WHAT IS ASKED
Leave out the pictures and transcribe everything else exactly.

AVAILABLE DATA
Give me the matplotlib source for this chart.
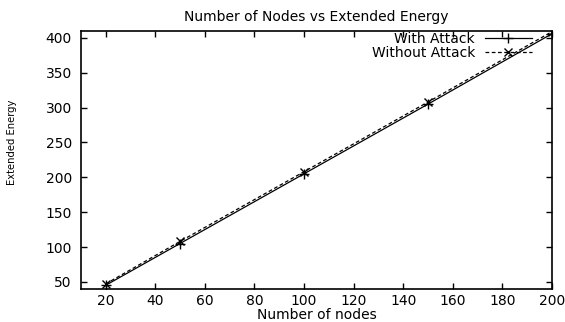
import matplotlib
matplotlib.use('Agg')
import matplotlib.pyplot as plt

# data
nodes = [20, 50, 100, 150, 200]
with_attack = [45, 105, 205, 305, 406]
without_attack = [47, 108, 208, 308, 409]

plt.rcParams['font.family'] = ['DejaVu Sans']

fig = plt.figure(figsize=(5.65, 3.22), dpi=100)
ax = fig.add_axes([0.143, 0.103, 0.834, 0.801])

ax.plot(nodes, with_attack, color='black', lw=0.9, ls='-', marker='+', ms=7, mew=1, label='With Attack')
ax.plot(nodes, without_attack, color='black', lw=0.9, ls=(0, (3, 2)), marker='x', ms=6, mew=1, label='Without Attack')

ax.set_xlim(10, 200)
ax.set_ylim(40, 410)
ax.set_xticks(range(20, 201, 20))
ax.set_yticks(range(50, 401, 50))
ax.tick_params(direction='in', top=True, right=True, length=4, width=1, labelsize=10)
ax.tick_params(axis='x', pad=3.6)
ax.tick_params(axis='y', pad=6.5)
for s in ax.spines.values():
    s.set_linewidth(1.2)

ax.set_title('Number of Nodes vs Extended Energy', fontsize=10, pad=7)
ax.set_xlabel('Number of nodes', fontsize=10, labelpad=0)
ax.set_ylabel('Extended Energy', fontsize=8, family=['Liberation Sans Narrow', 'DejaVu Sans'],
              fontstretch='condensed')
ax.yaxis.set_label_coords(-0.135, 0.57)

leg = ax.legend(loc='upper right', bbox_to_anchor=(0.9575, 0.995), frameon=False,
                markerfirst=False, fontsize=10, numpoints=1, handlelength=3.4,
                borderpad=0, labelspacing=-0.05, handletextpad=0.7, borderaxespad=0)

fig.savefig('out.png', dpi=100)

OUTPUT BELOW
Give me the matplotlib source for this chart.
import matplotlib
matplotlib.use('Agg')
import matplotlib.pyplot as plt

# data
nodes = [20, 50, 100, 150, 200]
with_attack = [45, 105, 205, 305, 406]
without_attack = [47, 108, 208, 308, 409]

plt.rcParams['font.family'] = ['DejaVu Sans']

fig = plt.figure(figsize=(5.65, 3.22), dpi=100)
ax = fig.add_axes([0.143, 0.103, 0.834, 0.801])

ax.plot(nodes, with_attack, color='black', lw=0.9, ls='-', marker='+', ms=7, mew=1, label='With Attack')
ax.plot(nodes, without_attack, color='black', lw=0.9, ls=(0, (3, 2)), marker='x', ms=6, mew=1, label='Without Attack')

ax.set_xlim(10, 200)
ax.set_ylim(40, 410)
ax.set_xticks(range(20, 201, 20))
ax.set_yticks(range(50, 401, 50))
ax.tick_params(direction='in', top=True, right=True, length=4, width=1, labelsize=10)
ax.tick_params(axis='x', pad=3.6)
ax.tick_params(axis='y', pad=6.5)
for s in ax.spines.values():
    s.set_linewidth(1.2)

ax.set_title('Number of Nodes vs Extended Energy', fontsize=10, pad=7)
ax.set_xlabel('Number of nodes', fontsize=10, labelpad=0)
ax.set_ylabel('Extended Energy', fontsize=8, family=['Liberation Sans Narrow', 'DejaVu Sans'],
              fontstretch='condensed')
ax.yaxis.set_label_coords(-0.135, 0.57)

leg = ax.legend(loc='upper right', bbox_to_anchor=(0.9575, 0.995), frameon=False,
                markerfirst=False, fontsize=10, numpoints=1, handlelength=3.4,
                borderpad=0, labelspacing=-0.05, handletextpad=0.7, borderaxespad=0)

fig.savefig('out.png', dpi=100)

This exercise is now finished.